Why bad news is the new good news for equity investors, the domestic economy rebound in Q2 is clearly helping the hospitality sector and the ‘Housing for All’ strategy is a gamechanger for Ireland if the government can deliver. All these stories and more are covered in this week’s insights update from BlackBee.
Investors seemed to take the view that the Fed’s taper of its bond purchases would be a long drawn out process judging by last week’s market reaction to Jay Powell’s comments at Jackson Hole. However, it hasn’t as yet had any knock-on impact on market expectations for interest rate hikes with 0.25% and 0.5% of rate hikes still priced in for the US in 2022 and 2023 according to Fed funds futures.
On balance US economic data remained a little softer than expected last week with consumer confidence and employment data in particular disappointing expectations (Only 235,000 jobs were created in August versus expectations of 725,000) although August PMI readings remained solid, important insofar as they are good indicators of future short term economic activity. A similarly weaker than expected pattern was also visible in Chinese data last week with the service PMI actually dipping back into contractionary territory while the manufacturing PMI reading was only slightly over the key 50 mark separating expansion from contraction.

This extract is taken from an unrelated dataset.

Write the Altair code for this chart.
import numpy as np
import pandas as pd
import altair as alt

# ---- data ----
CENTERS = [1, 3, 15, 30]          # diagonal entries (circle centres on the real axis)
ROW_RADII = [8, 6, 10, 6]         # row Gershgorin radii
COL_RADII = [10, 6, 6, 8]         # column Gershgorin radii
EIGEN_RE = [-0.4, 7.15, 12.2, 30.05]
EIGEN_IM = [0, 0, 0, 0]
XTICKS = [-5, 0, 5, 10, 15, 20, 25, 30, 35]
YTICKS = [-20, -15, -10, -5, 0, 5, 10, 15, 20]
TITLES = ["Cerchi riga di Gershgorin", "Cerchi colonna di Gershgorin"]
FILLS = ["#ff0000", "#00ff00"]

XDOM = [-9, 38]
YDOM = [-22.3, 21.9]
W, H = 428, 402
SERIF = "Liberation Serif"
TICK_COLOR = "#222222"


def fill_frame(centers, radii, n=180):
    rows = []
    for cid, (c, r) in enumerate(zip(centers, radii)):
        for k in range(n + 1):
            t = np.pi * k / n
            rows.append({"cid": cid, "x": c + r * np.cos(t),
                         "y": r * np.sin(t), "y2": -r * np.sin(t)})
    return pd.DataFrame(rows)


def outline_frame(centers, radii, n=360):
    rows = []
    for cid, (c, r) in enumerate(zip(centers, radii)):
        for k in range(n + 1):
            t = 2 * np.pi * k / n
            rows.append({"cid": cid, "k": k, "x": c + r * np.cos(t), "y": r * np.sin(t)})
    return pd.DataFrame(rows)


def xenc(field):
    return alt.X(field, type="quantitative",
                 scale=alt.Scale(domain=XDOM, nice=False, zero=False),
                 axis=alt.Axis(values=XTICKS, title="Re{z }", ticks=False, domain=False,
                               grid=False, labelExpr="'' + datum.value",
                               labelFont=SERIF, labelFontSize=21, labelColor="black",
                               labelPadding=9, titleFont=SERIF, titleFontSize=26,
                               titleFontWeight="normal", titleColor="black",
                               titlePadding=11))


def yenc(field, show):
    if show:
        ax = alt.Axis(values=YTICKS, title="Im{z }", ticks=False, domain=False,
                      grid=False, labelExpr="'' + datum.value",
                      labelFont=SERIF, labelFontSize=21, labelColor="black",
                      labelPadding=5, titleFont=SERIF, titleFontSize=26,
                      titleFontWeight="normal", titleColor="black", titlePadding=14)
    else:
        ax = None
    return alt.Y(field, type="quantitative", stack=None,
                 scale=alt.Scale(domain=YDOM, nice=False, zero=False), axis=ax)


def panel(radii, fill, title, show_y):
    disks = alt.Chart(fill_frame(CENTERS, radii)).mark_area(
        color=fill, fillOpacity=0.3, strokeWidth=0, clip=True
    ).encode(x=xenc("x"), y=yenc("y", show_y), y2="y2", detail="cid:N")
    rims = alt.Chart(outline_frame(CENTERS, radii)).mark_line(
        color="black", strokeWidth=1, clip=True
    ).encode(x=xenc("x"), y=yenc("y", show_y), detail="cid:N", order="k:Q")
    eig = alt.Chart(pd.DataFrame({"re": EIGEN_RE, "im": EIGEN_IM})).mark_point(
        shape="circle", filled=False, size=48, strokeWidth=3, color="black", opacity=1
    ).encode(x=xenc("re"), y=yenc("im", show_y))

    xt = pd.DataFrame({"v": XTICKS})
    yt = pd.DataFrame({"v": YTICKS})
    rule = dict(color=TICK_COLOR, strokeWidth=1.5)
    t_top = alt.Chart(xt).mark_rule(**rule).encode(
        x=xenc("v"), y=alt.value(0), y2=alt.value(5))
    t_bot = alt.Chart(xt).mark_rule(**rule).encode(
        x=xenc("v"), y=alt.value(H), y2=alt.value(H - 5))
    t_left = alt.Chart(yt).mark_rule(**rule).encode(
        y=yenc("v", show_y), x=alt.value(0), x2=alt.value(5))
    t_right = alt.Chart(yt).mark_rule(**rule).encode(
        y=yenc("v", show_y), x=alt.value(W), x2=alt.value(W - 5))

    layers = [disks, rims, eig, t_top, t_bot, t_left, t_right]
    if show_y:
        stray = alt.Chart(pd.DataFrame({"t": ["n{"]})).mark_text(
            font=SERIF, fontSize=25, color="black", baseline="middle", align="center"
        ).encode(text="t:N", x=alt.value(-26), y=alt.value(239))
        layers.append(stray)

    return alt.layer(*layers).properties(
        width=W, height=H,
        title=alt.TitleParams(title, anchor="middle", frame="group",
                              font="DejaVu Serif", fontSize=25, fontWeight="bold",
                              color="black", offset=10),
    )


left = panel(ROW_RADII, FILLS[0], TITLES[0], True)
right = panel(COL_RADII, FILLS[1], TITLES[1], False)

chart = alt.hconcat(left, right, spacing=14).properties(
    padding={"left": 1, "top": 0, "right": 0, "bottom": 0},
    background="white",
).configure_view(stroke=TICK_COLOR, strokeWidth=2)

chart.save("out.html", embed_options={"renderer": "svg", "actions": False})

From an Irish perspective, last week’s data showed the domestic economy continuing to recover strongly. August’s PMI readings for both the manufacturing and service sectors were well over 60, indicating both sectors are growing strongly. Towards the end of the week the National Accounts for Q2 2021 were also published. While the GDP figures always grab the headlines (up 6.3% in Q2) we’re always conscious that Irish GDP is skewed by the impact of multinationals. In our view, the most heartening part of the release was the strong recovery in modified final demand (see this week’s Chart of the Week) which rebounded by 8.4% in Q2. In our view this is the clearest evidence that the rehabilitation of the domestic economy is now happening which augurs well for spending, investment and employment.

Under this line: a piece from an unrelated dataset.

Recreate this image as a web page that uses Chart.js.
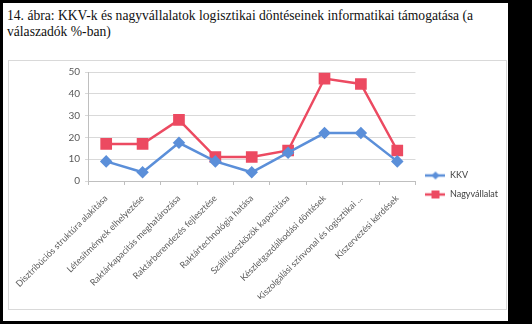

Equity markets rallied again last week despite the weaker economic signals from the US and China, raising the intriguing possibility that bad news is the new ‘good news’ if it elongates the Fed bond taper and the road back to tighter monetary policy. As we’ve argued before, to keep equities grinding higher at these valuations will require improvement in economic and market fundamentals over the next couple of years, not deterioration. The technology sector was again at the centre of the strong performance, helped by signs of a rebound in Chinese and Hong Kong listed technology stocks following the recent government crackdown in China. Japanese equities also perked up late in the week on hopes that the resignation of PM Suga could open the door to a new round of government stimulus for the economy.
Riskier parts of the bond space fared well last week as other risky assets climbed. Interestingly Euro zone sovereign bond yields pushed higher though, leading to negative returns. German inflation in August rose to 3.9%, the highest rate since 1993. This is hardly a major shock to bond investors given the regularity of higher inflation readings this year. However, it did perhaps cause them a little bit of angst ahead of the European Central Bank’s monetary policy meeting this week.
Commodities clocked up further gains last week with most sectors pushing higher as riskier assets made good gains and the dollar slipped a little on foreign exchange markets. Oil prices remained on the front foot as US Gulf of Mexico production struggled to get back to normal in the aftermath of Hurricane Ida’s damage. OPEC+ countries also resisted suggestions that they revise their plans to increase output higher (above their target of increasing supply by 400,000 barrels per day), another factor which kept prices firm.
Housing – Plenty to welcome in Housing for All report
Last week the government published its eagerly-awaited ‘Housing for All’ report which outlined its plans to target over 30,000 housing units per annum over the next decade across the four categories of social, affordable and cost rental, private rental and private ownership. From a social and economic perspective in our view this represents a ‘win win’ situation for Ireland in a number of ways; extra supply will help address social housing demand, it will in time cool both the sales and rental markets, it will ensure the Irish economy remains cost competitive and the extra government spend each year will also act as a further support for Irish economic growth. However, delivery is key now and it is essential that any potential hurdles in the form of planning, infrastructure and resourcing (labour) are overcome.
Hospitality – Green shoots of recovery visible in BoI spend data and Dalata H1 results
Since the economy reopened initial trading data has pointed to a strong performance from Irish hotels over the summer season, particularly those heavily exposed to ‘staycationing’ activity. The data on August spending patterns published last week by Bank of Ireland appears to confirm this. The bank’s data showed that spending in popular regional spots like Clare (+33%), Donegal (+32%) and Kerry (+28%) all rose significantly. Meanwhile Dalata’s first half results last week also showed an improving theme in the sector. At a group level occupancy rose to 58% in July and 68% in August even in spite of its exposure to the Dublin market which continues to be negatively impacted by weak corporate spending and international leisure travel. With the Irish economy reopening rapidly now and a strong rebound in activity evident, the outlook for the hospitality sector is clearly improving in our view.